This small repo demonstrates an example of a DAG that pulls credit card transaction data from Plaid, transforms the data, and puts it in a Postgres database. The schema of this table can be found in database.md
, and can be created with create_table_transactions.sql
.
I wrote it for my personal use, so there's a task for Chase, AMEX, Citi, and Discover. There are no differences between the tasks except for which token they use. You should customize it to your needs when you get your own tokens from Plaid.

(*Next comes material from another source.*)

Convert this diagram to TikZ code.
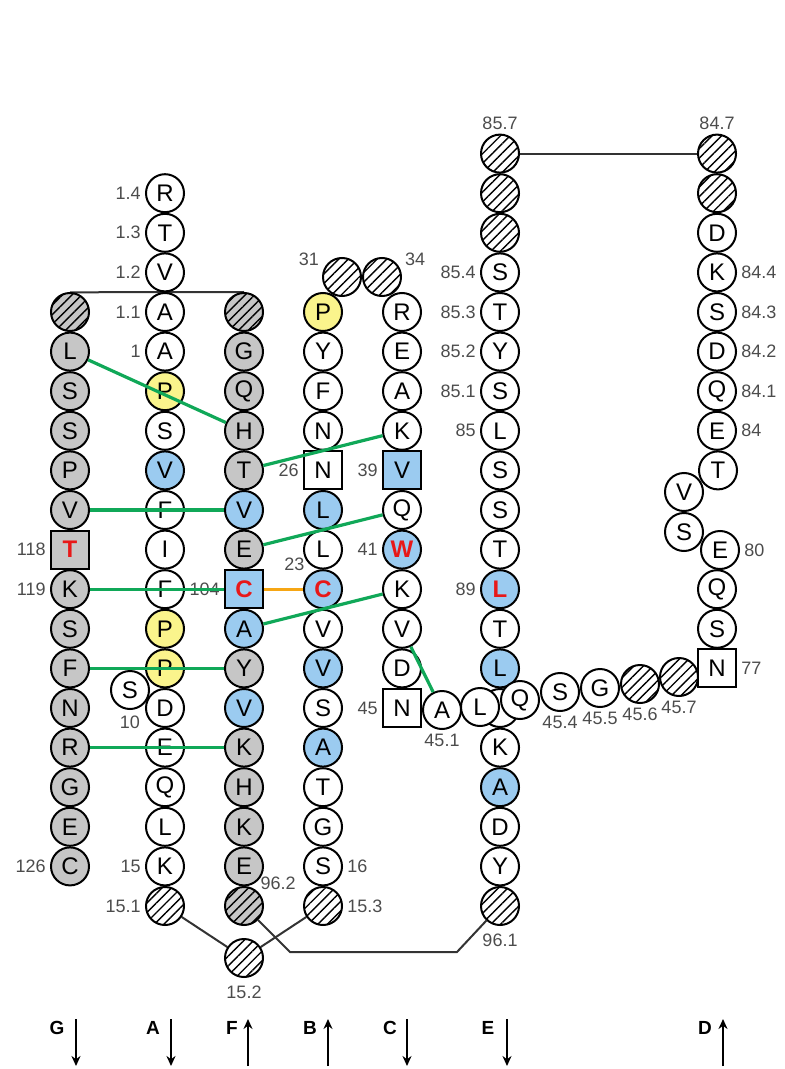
\documentclass[tikz,border=0pt]{standalone}
\usepackage{fontspec}
\setmainfont{Liberation Sans}
\usetikzlibrary{patterns.meta,arrows.meta,backgrounds}

\definecolor{cGray}{RGB}{198,198,198}
\definecolor{cBlue}{RGB}{155,203,240}
\definecolor{cYel}{RGB}{250,244,140}
\definecolor{cGreen}{RGB}{16,168,88}
\definecolor{cOrange}{RGB}{246,166,20}
\definecolor{cRed}{RGB}{232,24,24}

\tikzset{
  res/.style={circle,draw,line width=1pt,minimum size=19pt,inner sep=0pt,fill=white,font=\fontsize{12}{12}\selectfont},
  sq/.style={res,rectangle},
  gfill/.style={fill=cGray},
  bfill/.style={fill=cBlue},
  yfill/.style={fill=cYel},
  hatch/.style={preaction={fill=white},pattern={Lines[angle=45,distance=3.4pt,line width=0.7pt]}},
  ghatch/.style={preaction={fill=cGray},pattern={Lines[angle=45,distance=3.4pt,line width=0.7pt]}},
  mut/.style={text=cRed,font=\fontsize{12}{12}\selectfont\bfseries},
  num/.style={font=\fontsize{9}{9}\selectfont,text=black!70,inner sep=2pt},
  hb/.style={cGreen,line width=1.6pt},
  ss/.style={cOrange,line width=1.7pt},
  lp/.style={black!80,line width=1pt},
  dirlbl/.style={font=\fontsize{9.5}{9.5}\selectfont\bfseries},
  dirarr/.style={line width=1pt,-{Stealth[length=5pt,width=4.5pt]}},
}

\begin{document}
\begin{tikzpicture}[x=0.5pt,y=-0.5pt]
  \useasboundingbox (0,0) rectangle (785,1069);

  % strand G
  \node[res,ghatch] (G0) at (70,312) {};
  \node[res,gfill] (G1) at (70,351.6) {L};
  \node[res,gfill] (G2) at (70,391.2) {S};
  \node[res,gfill] (G3) at (70,430.8) {S};
  \node[res,gfill] (G4) at (70,470.4) {P};
  \node[res,gfill] (G5) at (70,510) {V};
  \node[sq,gfill,mut,label={[num]left:118}] (G6) at (70,549.6) {T};
  \node[res,gfill,label={[num]left:119}] (G7) at (70,589.2) {K};
  \node[res,gfill] (G8) at (70,628.8) {S};
  \node[res,gfill] (G9) at (70,668.4) {F};
  \node[res,gfill] (G10) at (70,708) {N};
  \node[res,gfill] (G11) at (70,747.6) {R};
  \node[res,gfill] (G12) at (70,787.2) {G};
  \node[res,gfill] (G13) at (70,826.8) {E};
  \node[res,gfill,label={[num]left:126}] (G14) at (70,866.4) {C};

  % strand A
  \node[res,label={[num]left:1.4}] (Am3) at (165,193.2) {R};
  \node[res,label={[num]left:1.3}] (Am2) at (165,232.8) {T};
  \node[res,label={[num]left:1.2}] (Am1) at (165,272.4) {V};
  \node[res,label={[num]left:1.1}] (A0) at (165,312) {A};
  \node[res,label={[num]left:1}] (A1) at (165,351.6) {A};
  \node[res,yfill] (A2) at (165,391.2) {P};
  \node[res] (A3) at (165,430.8) {S};
  \node[res,bfill] (A4) at (165,470.4) {V};
  \node[res] (A5) at (165,510) {F};
  \node[res] (A6) at (165,549.6) {I};
  \node[res] (A7) at (165,589.2) {F};
  \node[res,yfill] (A8) at (165,628.8) {P};
  \node[res,yfill] (A9) at (165,668.4) {P};
  \node[res] (A10) at (165,708) {D};
  \node[res] (A11) at (165,747.6) {E};
  \node[res] (A12) at (165,787.2) {Q};
  \node[res] (A13) at (165,826.8) {L};
  \node[res,label={[num]left:15}] (A14) at (165,866.4) {K};
  \node[res,hatch,label={[num]left:15.1}] (A15) at (165,906) {};
  \node[res,label={[num,label distance=1pt]below:10}] (aS) at (130,690) {S};

  % strand F
  \node[res,ghatch] (F0) at (244,312) {};
  \node[res,gfill] (F1) at (244,351.6) {G};
  \node[res,gfill] (F2) at (244,391.2) {Q};
  \node[res,gfill] (F3) at (244,430.8) {H};
  \node[res,gfill] (F4) at (244,470.4) {T};
  \node[res,bfill] (F5) at (244,510) {V};
  \node[res,gfill] (F6) at (244,549.6) {E};
  \node[sq,bfill,mut,label={[num]left:104}] (F7) at (244,589.2) {C};
  \node[res,bfill] (F8) at (244,628.8) {A};
  \node[res,gfill] (F9) at (244,668.4) {Y};
  \node[res,bfill] (F10) at (244,708) {V};
  \node[res,gfill] (F11) at (244,747.6) {K};
  \node[res,gfill] (F12) at (244,787.2) {H};
  \node[res,gfill] (F13) at (244,826.8) {K};
  \node[res,gfill] (F14) at (244,866.4) {E};
  \node[res,ghatch,label={[num,inner sep=1pt]north east:96.2}] (F15) at (244,906) {};
  \node[res,hatch,label={[num,label distance=2pt]below:15.2}] (h152) at (244,958) {};

  % strand B
  \node[res,yfill] (B0) at (323,312) {P};
  \node[res] (B1) at (323,351.6) {Y};
  \node[res] (B2) at (323,391.2) {F};
  \node[res] (B3) at (323,430.8) {N};
  \node[sq,label={[num]left:26}] (B4) at (323,470.4) {N};
  \node[res,bfill] (B5) at (323,510) {L};
  \node[res] (B6) at (323,549.6) {L};
  \node[res,bfill,mut,label={[num]north west:23}] (B7) at (323,589.2) {C};
  \node[res] (B8) at (323,628.8) {V};
  \node[res,bfill] (B9) at (323,668.4) {V};
  \node[res] (B10) at (323,708) {S};
  \node[res,bfill] (B11) at (323,747.6) {A};
  \node[res] (B12) at (323,787.2) {T};
  \node[res] (B13) at (323,826.8) {G};
  \node[res,label={[num]right:16}] (B14) at (323,866.4) {S};
  \node[res,hatch,label={[num]right:15.3}] (B15) at (323,906) {};
  \node[res,hatch,label={[num]160:31}] (b31) at (342,277) {};
  \node[res,hatch,label={[num]20:34}] (b34) at (382,277) {};

  % strand C
  \node[res] (C0) at (402,312) {R};
  \node[res] (C1) at (402,351.6) {E};
  \node[res] (C2) at (402,391.2) {A};
  \node[res] (C3) at (402,430.8) {K};
  \node[sq,bfill,label={[num]left:39}] (C4) at (402,470.4) {V};
  \node[res] (C5) at (402,510) {Q};
  \node[res,bfill,mut,label={[num]left:41}] (C6) at (402,549.6) {W};
  \node[res] (C7) at (402,589.2) {K};
  \node[res] (C8) at (402,628.8) {V};
  \node[res] (C9) at (402,668.4) {D};
  \node[sq,label={[num]left:45}] (C10) at (402,708) {N};

  % strand E
  \node[res,hatch,label={[num]above:85.7}] (Em4) at (500,153.6) {};
  \node[res,hatch] (Em3) at (500,193.2) {};
  \node[res,hatch] (Em2) at (500,232.8) {};
  \node[res,label={[num]left:85.4}] (Em1) at (500,272.4) {S};
  \node[res,label={[num]left:85.3}] (E0) at (500,312) {T};
  \node[res,label={[num]left:85.2}] (E1) at (500,351.6) {Y};
  \node[res,label={[num]left:85.1}] (E2) at (500,391.2) {S};
  \node[res,label={[num]left:85}] (E3) at (500,430.8) {L};
  \node[res] (E4) at (500,470.4) {S};
  \node[res] (E5) at (500,510) {S};
  \node[res] (E6) at (500,549.6) {T};
  \node[res,bfill,mut,label={[num]left:89}] (E7) at (500,589.2) {L};
  \node[res] (E8) at (500,628.8) {T};
  \node[res,bfill] (E9) at (500,668.4) {L};
  \node[res] (E10) at (500,708) {};
  \node[res] (E11) at (500,747.6) {K};
  \node[res,bfill] (E12) at (500,787.2) {A};
  \node[res] (E13) at (500,826.8) {D};
  \node[res] (E14) at (500,866.4) {Y};
  \node[res,hatch,label={[num,label distance=2pt]below:96.1}] (E15) at (500,906) {};

  % loop 45.1 - 77
  \node[res,label={[num]below:45.1}] (n451) at (442,710) {A};
  \node[res] (n452) at (480,707) {L};
  \node[res] (n453) at (520,700) {Q};
  \node[res,label={[num]below:45.4}] (n454) at (560,692) {S};
  \node[res,label={[num]below:45.5}] (n455) at (600,688) {G};
  \node[res,hatch,label={[num]below:45.6}] (n456) at (640,684) {};
  \node[res,hatch,label={[num]below:45.7}] (n457) at (679,677) {};

  % strand D
  \node[res,hatch,label={[num]above:84.7}] (Dm4) at (717,153.6) {};
  \node[res,hatch] (Dm3) at (717,193.2) {};
  \node[res] (Dm2) at (717,232.8) {D};
  \node[res,label={[num]right:84.4}] (Dm1) at (717,272.4) {K};
  \node[res,label={[num]right:84.3}] (D0) at (717,312) {S};
  \node[res,label={[num]right:84.2}] (D1) at (717,351.6) {D};
  \node[res,label={[num]right:84.1}] (D2) at (717,391.2) {Q};
  \node[res,label={[num]right:84}] (D3) at (717,430.8) {E};
  \node[res] (dV) at (684,492) {V};
  \node[res] (dS) at (684,532) {S};
  \node[res] (D4) at (718,470.4) {T};
  \node[res,label={[num]right:80}] (D6) at (720,550) {E};
  \node[res] (D7) at (717,589.2) {Q};
  \node[res] (D8) at (717,628.8) {S};
  \node[sq,label={[num]right:77}] (D9) at (717,668.4) {N};

  % loops
  \coordinate (k1) at (290,952);
  \coordinate (k2) at (457,952);
  \begin{scope}[on background layer]
    \draw[lp] (G0.north) -- (F0.north);
    \draw[lp] (Em4) -- (Dm4);
    \draw[lp] (A15) -- (h152) -- (B15);
    \draw[lp] (F15) -- (k1) -- (k2) -- (E15);
  \end{scope}

  % hydrogen bonds
  \draw[hb] (G1) -- (F3);
  \draw[hb] (F4) -- (C3);
  \draw[hb] (G5) -- (F5);
  \draw[hb] (F6) -- (C5);
  \draw[hb] (G7) -- (F7);
  \draw[hb] (F8) -- (C7);
  \draw[hb] (G9) -- (F9);
  \draw[hb] (G11) -- (F11);
  \draw[hb] (C8) -- (n451);
  \draw[ss] (F7) -- (B7);

  % strand directions
  \node[dirlbl] (dirG) at (57,1028) {G};
  \draw[dirarr] (76,1019) -- (76,1066);
  \node[dirlbl] (dirA) at (153,1028) {A};
  \draw[dirarr] (171,1019) -- (171,1066);
  \node[dirlbl] (dirF) at (232,1028) {F};
  \draw[dirarr] (248,1066) -- (248,1019);
  \node[dirlbl] (dirB) at (310,1028) {B};
  \draw[dirarr] (328,1066) -- (328,1019);
  \node[dirlbl] (dirC) at (390,1028) {C};
  \draw[dirarr] (407,1019) -- (407,1066);
  \node[dirlbl] (dirE) at (488,1028) {E};
  \draw[dirarr] (507,1019) -- (507,1066);
  \node[dirlbl] (dirD) at (705,1028) {D};
  \draw[dirarr] (723,1066) -- (723,1019);
\end{tikzpicture}
\end{document}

Create an environment file with the following:
ENVIRONMENT=local
CLIENT_ID=<FROM PLAID>
SECRET=<FROM PLAID>
API_HOST=https://development.plaid.com
ENDPOINT=/transactions/get
PG_DATABASE=
PG_HOST=
PG_PORT=
PG_USER=
PG_PASSWORD=
TABLE=transactions (Your database table)
# Account related access tokens from Plaid
DISCOVER_ACCESS_TOKEN=<FROM PLAID>
AMEX_ACCESS_TOKEN=<FROM PLAID>
CITI_ACCESS_TOKEN=<FROM PLAID>
CHASE_ACCESS_TOKEN=<FROM PLAID>
Git clone this folder in the DAGs folder of your Airflow instance, and the Airflow scheduler should pick it up in good time. If impatient, restart the Airflow scheduler.
- Database inserts are idempotent, so it's ok to rerun the task.
- Script ignores pending transactions. Therefore you will have to wait for the pending transaction to become a real transaction before this script pulls it. There's more information about it on Plaid.